- EXERCISE INSTRUCTIONS:
Your task is to retype the lines between the line with "What matplotlib code" and the line with "from matplotlib import font_manager", inclusive. Copy no pictures and no other lines.

** start INPUT DATA **

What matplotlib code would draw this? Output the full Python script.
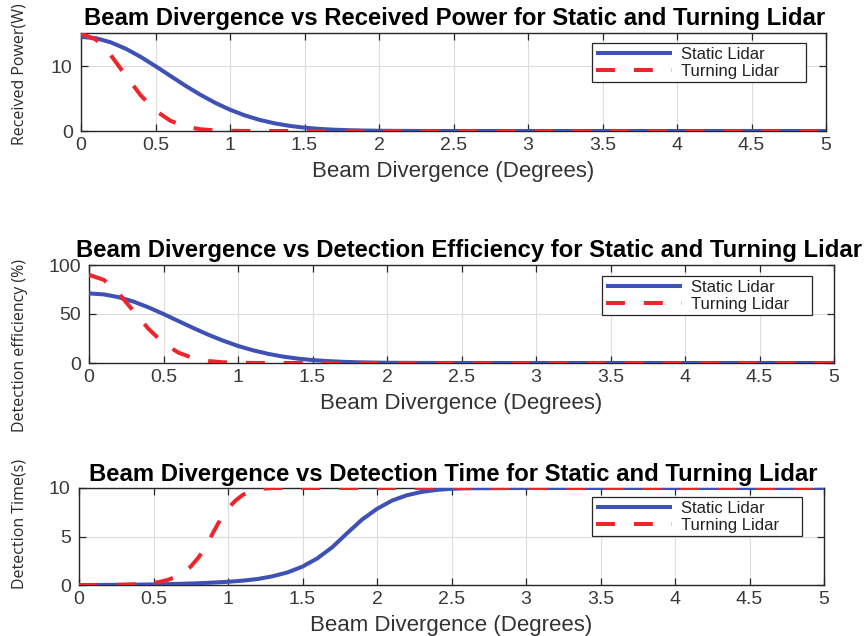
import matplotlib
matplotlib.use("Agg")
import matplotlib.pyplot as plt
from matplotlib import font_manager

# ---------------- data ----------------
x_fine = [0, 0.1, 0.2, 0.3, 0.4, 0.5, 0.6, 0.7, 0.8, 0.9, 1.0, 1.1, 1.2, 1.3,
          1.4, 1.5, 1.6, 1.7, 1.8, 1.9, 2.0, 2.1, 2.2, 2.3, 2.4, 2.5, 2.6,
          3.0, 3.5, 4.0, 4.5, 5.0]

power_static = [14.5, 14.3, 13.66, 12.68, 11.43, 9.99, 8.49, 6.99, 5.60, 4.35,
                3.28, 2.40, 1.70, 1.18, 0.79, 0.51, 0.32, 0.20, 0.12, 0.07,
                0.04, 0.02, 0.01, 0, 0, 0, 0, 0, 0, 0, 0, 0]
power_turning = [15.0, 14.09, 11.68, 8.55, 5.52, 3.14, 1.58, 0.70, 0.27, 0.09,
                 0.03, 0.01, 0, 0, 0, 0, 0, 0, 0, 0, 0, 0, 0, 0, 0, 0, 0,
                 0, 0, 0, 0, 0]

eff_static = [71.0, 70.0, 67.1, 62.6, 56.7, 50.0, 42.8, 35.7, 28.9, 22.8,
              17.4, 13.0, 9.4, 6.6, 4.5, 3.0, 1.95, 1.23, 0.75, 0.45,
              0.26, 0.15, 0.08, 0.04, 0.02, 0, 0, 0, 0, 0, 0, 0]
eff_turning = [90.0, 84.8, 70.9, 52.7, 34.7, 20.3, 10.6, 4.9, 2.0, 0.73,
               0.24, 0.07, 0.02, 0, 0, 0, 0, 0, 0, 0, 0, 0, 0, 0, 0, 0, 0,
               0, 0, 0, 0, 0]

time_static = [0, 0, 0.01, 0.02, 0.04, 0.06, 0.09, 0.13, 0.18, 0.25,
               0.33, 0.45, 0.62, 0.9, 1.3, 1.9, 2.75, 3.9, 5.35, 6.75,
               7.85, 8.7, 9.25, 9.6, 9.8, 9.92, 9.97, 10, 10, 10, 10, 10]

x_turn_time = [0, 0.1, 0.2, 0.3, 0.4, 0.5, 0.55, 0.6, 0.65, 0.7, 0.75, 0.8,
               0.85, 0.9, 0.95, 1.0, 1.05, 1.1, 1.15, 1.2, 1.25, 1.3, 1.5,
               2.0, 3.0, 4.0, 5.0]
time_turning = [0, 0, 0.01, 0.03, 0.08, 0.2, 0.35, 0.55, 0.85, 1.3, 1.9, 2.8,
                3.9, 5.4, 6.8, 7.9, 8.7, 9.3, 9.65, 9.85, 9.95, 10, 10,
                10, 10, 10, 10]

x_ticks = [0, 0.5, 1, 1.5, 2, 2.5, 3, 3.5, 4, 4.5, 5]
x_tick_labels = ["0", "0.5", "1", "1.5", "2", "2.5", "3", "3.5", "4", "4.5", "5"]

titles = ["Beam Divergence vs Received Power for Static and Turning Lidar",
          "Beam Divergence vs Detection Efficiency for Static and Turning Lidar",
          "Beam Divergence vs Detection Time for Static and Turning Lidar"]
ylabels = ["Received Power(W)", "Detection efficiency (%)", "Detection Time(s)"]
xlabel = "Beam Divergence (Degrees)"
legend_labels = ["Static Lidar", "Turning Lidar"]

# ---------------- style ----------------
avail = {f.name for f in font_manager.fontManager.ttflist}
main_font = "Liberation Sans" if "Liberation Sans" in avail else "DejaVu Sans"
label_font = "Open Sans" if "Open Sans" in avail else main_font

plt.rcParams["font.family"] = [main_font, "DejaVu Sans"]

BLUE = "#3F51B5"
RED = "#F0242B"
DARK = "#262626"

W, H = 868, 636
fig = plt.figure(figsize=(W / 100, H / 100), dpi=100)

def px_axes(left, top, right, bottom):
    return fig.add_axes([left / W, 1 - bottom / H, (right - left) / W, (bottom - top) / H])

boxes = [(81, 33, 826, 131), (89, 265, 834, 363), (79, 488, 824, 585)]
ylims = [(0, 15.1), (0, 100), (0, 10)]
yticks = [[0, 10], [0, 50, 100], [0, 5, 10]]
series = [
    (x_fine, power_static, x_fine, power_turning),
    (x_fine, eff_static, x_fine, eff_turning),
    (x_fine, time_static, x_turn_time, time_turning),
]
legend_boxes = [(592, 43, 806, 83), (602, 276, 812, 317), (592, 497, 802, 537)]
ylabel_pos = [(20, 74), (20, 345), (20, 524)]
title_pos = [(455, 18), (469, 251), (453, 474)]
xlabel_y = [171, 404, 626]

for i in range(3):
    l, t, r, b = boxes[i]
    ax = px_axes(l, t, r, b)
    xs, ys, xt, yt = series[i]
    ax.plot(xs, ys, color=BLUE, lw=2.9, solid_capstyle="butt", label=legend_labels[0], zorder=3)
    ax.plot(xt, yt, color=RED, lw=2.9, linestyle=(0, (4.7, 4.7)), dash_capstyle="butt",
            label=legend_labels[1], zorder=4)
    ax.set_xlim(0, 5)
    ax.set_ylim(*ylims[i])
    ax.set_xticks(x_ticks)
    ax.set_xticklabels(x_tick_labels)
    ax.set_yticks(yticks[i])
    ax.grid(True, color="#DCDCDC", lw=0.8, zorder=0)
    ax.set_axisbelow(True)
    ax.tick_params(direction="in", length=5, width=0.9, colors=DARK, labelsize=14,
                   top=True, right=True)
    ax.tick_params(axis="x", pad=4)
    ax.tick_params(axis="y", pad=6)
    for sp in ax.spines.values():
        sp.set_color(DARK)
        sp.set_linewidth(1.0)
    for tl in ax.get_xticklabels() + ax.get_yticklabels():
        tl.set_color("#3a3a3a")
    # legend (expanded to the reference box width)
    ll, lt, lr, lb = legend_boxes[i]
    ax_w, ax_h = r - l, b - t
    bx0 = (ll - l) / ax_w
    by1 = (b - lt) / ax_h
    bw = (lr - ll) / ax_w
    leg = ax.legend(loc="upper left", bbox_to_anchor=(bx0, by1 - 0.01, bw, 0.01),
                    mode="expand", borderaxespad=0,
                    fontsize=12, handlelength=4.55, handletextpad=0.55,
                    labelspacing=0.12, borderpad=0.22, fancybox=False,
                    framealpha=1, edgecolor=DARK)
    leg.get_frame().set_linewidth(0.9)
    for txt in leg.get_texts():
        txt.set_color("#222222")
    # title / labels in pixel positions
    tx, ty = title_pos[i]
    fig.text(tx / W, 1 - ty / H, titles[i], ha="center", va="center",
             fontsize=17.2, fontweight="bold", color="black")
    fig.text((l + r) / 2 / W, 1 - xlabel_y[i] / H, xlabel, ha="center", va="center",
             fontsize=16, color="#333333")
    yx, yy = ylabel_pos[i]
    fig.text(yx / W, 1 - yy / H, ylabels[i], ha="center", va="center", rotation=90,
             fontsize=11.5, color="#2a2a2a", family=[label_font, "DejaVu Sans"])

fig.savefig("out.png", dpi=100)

** end INPUT DATA **
** start INPUT DATA **

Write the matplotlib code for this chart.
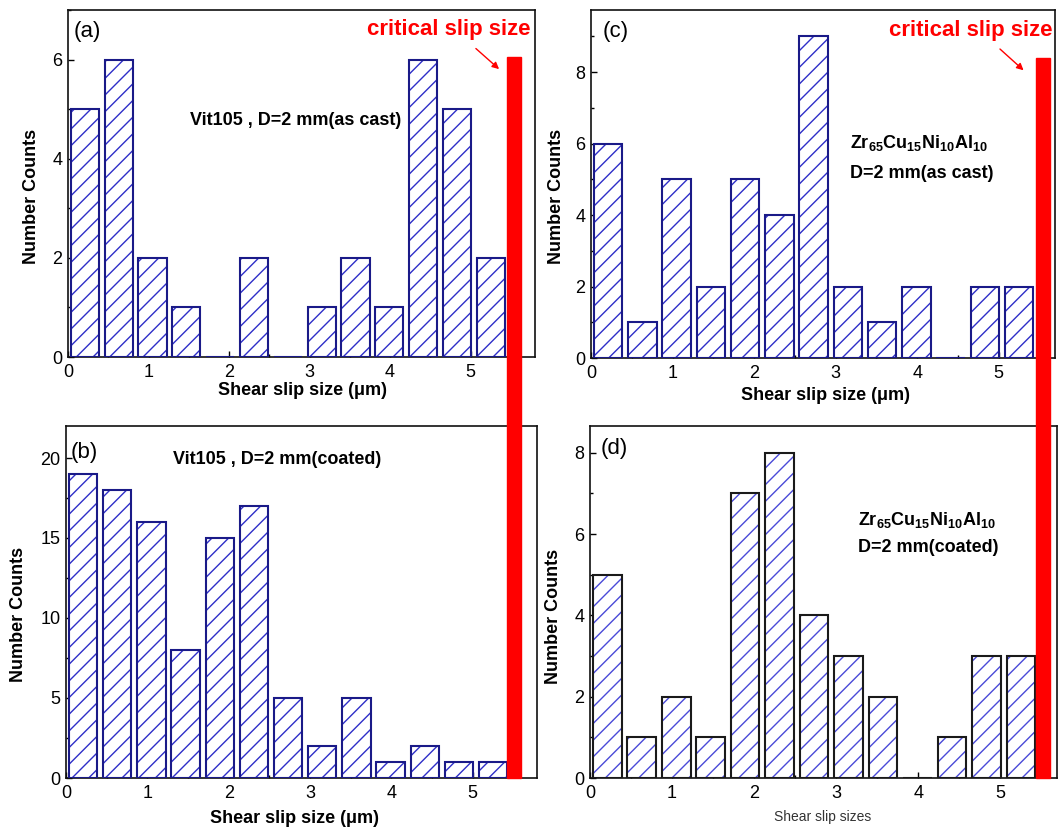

** end INPUT DATA **

- FINAL ANSWER:
What matplotlib code would draw this? Output the full Python script.
import matplotlib
matplotlib.use("Agg")
import matplotlib.pyplot as plt
from matplotlib import font_manager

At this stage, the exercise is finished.